Fourth Circuit reverses lower court’s decision in bank class action certification
On August 5, the U.S. Court of Appeals for the 4th Circuit reversed and remanded a lower court’s decision that denied a plaintiff’s motion for class certification in her lawsuit against a bank. The plaintiff, a South Carolina resident, alleged the defendant engaged in three wrongful practices: (i) treating accounts as overdrawn despite having sufficient funds; (ii) charging multiple insufficient-funds fees for a single transaction; and (iii) imposing two separate out-of-network fees for a single out-of-network ATM withdrawal transaction. The plaintiff sought to certify nationwide classes for each type of alleged improper fee, but the bank argued that South Carolina’s “Door Closing Statute” barred her from representing nonresident class members whose claims did not arise in South Carolina. The district court sided with the bank and denied certification, limiting the class to South Carolina residents. As a result of the limited class, the district court also held that the plaintiff could not meet the numerosity requirement for class certification.
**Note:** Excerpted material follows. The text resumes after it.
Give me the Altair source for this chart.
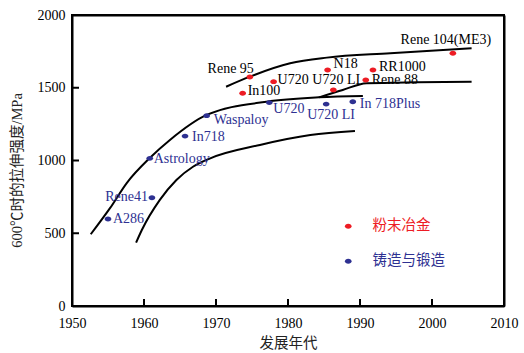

On appeal, the 4th Circuit found that the district court erred by applying the Door Closing Statute to restrict class membership in federal court. The appellate court held that Federal Rule of Civil Procedure 23 governs class certification and empowers a federal court to certify a class in every case where Rule 23’s criteria are met and noted that a state cannot limit that permission by imposing additional requirements. The panel concluded that because the Door Closing Statute directly conflicts with Rule 23, the federal rule controls, and remanded the case for further proceedings.